(INSTRUCTIONS TO FOLLOW): Your task is to copy the listing exactly, with the pictures left out.

[start INFORMATION PROVIDED]

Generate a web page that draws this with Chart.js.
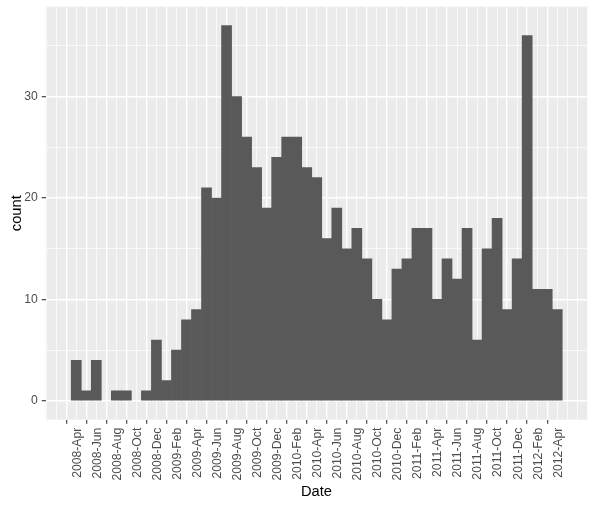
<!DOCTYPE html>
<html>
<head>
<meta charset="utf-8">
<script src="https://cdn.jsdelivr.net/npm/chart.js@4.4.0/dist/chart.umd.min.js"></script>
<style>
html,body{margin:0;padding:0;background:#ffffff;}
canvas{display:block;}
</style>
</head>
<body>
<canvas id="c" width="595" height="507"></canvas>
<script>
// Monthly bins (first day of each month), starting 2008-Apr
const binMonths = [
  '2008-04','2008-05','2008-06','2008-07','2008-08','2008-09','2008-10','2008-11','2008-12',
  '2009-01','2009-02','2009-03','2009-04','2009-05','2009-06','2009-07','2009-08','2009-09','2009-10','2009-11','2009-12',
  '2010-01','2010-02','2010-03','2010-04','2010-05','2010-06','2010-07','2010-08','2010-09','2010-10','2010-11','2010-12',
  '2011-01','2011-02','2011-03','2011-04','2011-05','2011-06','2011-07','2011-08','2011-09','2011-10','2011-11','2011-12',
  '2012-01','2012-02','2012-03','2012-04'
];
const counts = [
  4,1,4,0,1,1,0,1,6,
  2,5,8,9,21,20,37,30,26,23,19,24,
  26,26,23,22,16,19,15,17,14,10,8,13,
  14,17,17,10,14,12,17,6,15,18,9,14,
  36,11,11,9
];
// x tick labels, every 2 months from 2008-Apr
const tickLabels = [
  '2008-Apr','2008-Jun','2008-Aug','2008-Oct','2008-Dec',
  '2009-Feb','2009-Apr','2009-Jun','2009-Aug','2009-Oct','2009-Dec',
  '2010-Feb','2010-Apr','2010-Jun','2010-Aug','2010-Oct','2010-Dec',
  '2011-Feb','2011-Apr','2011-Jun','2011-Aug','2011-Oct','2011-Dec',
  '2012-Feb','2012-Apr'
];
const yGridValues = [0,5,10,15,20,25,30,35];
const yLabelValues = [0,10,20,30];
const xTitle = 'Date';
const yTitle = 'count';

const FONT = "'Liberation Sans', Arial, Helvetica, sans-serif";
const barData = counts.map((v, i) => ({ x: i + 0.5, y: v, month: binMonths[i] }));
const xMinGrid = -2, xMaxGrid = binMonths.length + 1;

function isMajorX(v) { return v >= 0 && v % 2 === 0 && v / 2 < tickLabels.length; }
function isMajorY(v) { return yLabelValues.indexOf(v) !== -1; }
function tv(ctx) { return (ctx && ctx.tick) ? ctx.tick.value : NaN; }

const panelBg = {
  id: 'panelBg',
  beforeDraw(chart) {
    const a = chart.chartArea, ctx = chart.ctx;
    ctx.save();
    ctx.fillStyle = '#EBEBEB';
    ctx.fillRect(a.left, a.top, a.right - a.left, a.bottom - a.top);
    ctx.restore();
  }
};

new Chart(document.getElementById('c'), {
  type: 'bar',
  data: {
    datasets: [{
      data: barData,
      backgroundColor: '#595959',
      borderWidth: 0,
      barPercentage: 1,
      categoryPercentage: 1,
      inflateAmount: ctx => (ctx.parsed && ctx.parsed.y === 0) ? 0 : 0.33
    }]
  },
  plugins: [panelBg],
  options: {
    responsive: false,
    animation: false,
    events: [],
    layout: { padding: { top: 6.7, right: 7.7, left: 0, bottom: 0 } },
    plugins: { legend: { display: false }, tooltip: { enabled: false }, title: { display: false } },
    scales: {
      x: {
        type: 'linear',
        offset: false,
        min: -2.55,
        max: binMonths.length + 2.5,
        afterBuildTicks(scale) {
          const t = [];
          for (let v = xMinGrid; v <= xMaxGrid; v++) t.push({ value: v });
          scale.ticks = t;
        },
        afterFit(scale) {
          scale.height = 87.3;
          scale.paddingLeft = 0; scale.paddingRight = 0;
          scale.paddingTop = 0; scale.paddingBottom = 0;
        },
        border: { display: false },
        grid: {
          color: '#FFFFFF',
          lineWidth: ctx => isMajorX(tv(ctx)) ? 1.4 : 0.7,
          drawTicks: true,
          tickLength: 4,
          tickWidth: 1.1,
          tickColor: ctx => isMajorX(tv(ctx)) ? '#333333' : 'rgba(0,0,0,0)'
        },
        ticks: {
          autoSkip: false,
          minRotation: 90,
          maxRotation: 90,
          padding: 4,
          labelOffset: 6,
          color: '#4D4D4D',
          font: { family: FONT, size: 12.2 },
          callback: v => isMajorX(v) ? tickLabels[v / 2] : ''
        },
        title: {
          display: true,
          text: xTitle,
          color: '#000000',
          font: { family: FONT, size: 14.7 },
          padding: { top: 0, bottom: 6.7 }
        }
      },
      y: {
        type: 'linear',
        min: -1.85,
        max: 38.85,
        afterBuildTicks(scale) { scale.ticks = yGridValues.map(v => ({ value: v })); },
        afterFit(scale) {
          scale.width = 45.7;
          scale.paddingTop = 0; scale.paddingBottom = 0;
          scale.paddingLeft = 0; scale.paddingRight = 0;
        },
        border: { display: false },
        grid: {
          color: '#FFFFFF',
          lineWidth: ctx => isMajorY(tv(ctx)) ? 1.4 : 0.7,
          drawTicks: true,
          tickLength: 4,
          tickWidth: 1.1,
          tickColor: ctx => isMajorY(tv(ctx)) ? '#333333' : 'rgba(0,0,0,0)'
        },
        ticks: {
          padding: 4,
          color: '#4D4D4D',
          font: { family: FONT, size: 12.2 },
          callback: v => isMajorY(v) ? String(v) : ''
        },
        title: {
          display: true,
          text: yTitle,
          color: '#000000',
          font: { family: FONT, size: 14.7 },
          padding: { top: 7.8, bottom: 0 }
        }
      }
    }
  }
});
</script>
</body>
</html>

[end INFORMATION PROVIDED]

(ANSWER TO THIS TASK):
Generate a web page that draws this with Chart.js.
<!DOCTYPE html>
<html>
<head>
<meta charset="utf-8">
<script src="https://cdn.jsdelivr.net/npm/chart.js@4.4.0/dist/chart.umd.min.js"></script>
<style>
html,body{margin:0;padding:0;background:#ffffff;}
canvas{display:block;}
</style>
</head>
<body>
<canvas id="c" width="595" height="507"></canvas>
<script>
// Monthly bins (first day of each month), starting 2008-Apr
const binMonths = [
  '2008-04','2008-05','2008-06','2008-07','2008-08','2008-09','2008-10','2008-11','2008-12',
  '2009-01','2009-02','2009-03','2009-04','2009-05','2009-06','2009-07','2009-08','2009-09','2009-10','2009-11','2009-12',
  '2010-01','2010-02','2010-03','2010-04','2010-05','2010-06','2010-07','2010-08','2010-09','2010-10','2010-11','2010-12',
  '2011-01','2011-02','2011-03','2011-04','2011-05','2011-06','2011-07','2011-08','2011-09','2011-10','2011-11','2011-12',
  '2012-01','2012-02','2012-03','2012-04'
];
const counts = [
  4,1,4,0,1,1,0,1,6,
  2,5,8,9,21,20,37,30,26,23,19,24,
  26,26,23,22,16,19,15,17,14,10,8,13,
  14,17,17,10,14,12,17,6,15,18,9,14,
  36,11,11,9
];
// x tick labels, every 2 months from 2008-Apr
const tickLabels = [
  '2008-Apr','2008-Jun','2008-Aug','2008-Oct','2008-Dec',
  '2009-Feb','2009-Apr','2009-Jun','2009-Aug','2009-Oct','2009-Dec',
  '2010-Feb','2010-Apr','2010-Jun','2010-Aug','2010-Oct','2010-Dec',
  '2011-Feb','2011-Apr','2011-Jun','2011-Aug','2011-Oct','2011-Dec',
  '2012-Feb','2012-Apr'
];
const yGridValues = [0,5,10,15,20,25,30,35];
const yLabelValues = [0,10,20,30];
const xTitle = 'Date';
const yTitle = 'count';

const FONT = "'Liberation Sans', Arial, Helvetica, sans-serif";
const barData = counts.map((v, i) => ({ x: i + 0.5, y: v, month: binMonths[i] }));
const xMinGrid = -2, xMaxGrid = binMonths.length + 1;

function isMajorX(v) { return v >= 0 && v % 2 === 0 && v / 2 < tickLabels.length; }
function isMajorY(v) { return yLabelValues.indexOf(v) !== -1; }
function tv(ctx) { return (ctx && ctx.tick) ? ctx.tick.value : NaN; }

const panelBg = {
  id: 'panelBg',
  beforeDraw(chart) {
    const a = chart.chartArea, ctx = chart.ctx;
    ctx.save();
    ctx.fillStyle = '#EBEBEB';
    ctx.fillRect(a.left, a.top, a.right - a.left, a.bottom - a.top);
    ctx.restore();
  }
};

new Chart(document.getElementById('c'), {
  type: 'bar',
  data: {
    datasets: [{
      data: barData,
      backgroundColor: '#595959',
      borderWidth: 0,
      barPercentage: 1,
      categoryPercentage: 1,
      inflateAmount: ctx => (ctx.parsed && ctx.parsed.y === 0) ? 0 : 0.33
    }]
  },
  plugins: [panelBg],
  options: {
    responsive: false,
    animation: false,
    events: [],
    layout: { padding: { top: 6.7, right: 7.7, left: 0, bottom: 0 } },
    plugins: { legend: { display: false }, tooltip: { enabled: false }, title: { display: false } },
    scales: {
      x: {
        type: 'linear',
        offset: false,
        min: -2.55,
        max: binMonths.length + 2.5,
        afterBuildTicks(scale) {
          const t = [];
          for (let v = xMinGrid; v <= xMaxGrid; v++) t.push({ value: v });
          scale.ticks = t;
        },
        afterFit(scale) {
          scale.height = 87.3;
          scale.paddingLeft = 0; scale.paddingRight = 0;
          scale.paddingTop = 0; scale.paddingBottom = 0;
        },
        border: { display: false },
        grid: {
          color: '#FFFFFF',
          lineWidth: ctx => isMajorX(tv(ctx)) ? 1.4 : 0.7,
          drawTicks: true,
          tickLength: 4,
          tickWidth: 1.1,
          tickColor: ctx => isMajorX(tv(ctx)) ? '#333333' : 'rgba(0,0,0,0)'
        },
        ticks: {
          autoSkip: false,
          minRotation: 90,
          maxRotation: 90,
          padding: 4,
          labelOffset: 6,
          color: '#4D4D4D',
          font: { family: FONT, size: 12.2 },
          callback: v => isMajorX(v) ? tickLabels[v / 2] : ''
        },
        title: {
          display: true,
          text: xTitle,
          color: '#000000',
          font: { family: FONT, size: 14.7 },
          padding: { top: 0, bottom: 6.7 }
        }
      },
      y: {
        type: 'linear',
        min: -1.85,
        max: 38.85,
        afterBuildTicks(scale) { scale.ticks = yGridValues.map(v => ({ value: v })); },
        afterFit(scale) {
          scale.width = 45.7;
          scale.paddingTop = 0; scale.paddingBottom = 0;
          scale.paddingLeft = 0; scale.paddingRight = 0;
        },
        border: { display: false },
        grid: {
          color: '#FFFFFF',
          lineWidth: ctx => isMajorY(tv(ctx)) ? 1.4 : 0.7,
          drawTicks: true,
          tickLength: 4,
          tickWidth: 1.1,
          tickColor: ctx => isMajorY(tv(ctx)) ? '#333333' : 'rgba(0,0,0,0)'
        },
        ticks: {
          padding: 4,
          color: '#4D4D4D',
          font: { family: FONT, size: 12.2 },
          callback: v => isMajorY(v) ? String(v) : ''
        },
        title: {
          display: true,
          text: yTitle,
          color: '#000000',
          font: { family: FONT, size: 14.7 },
          padding: { top: 7.8, bottom: 0 }
        }
      }
    }
  }
});
</script>
</body>
</html>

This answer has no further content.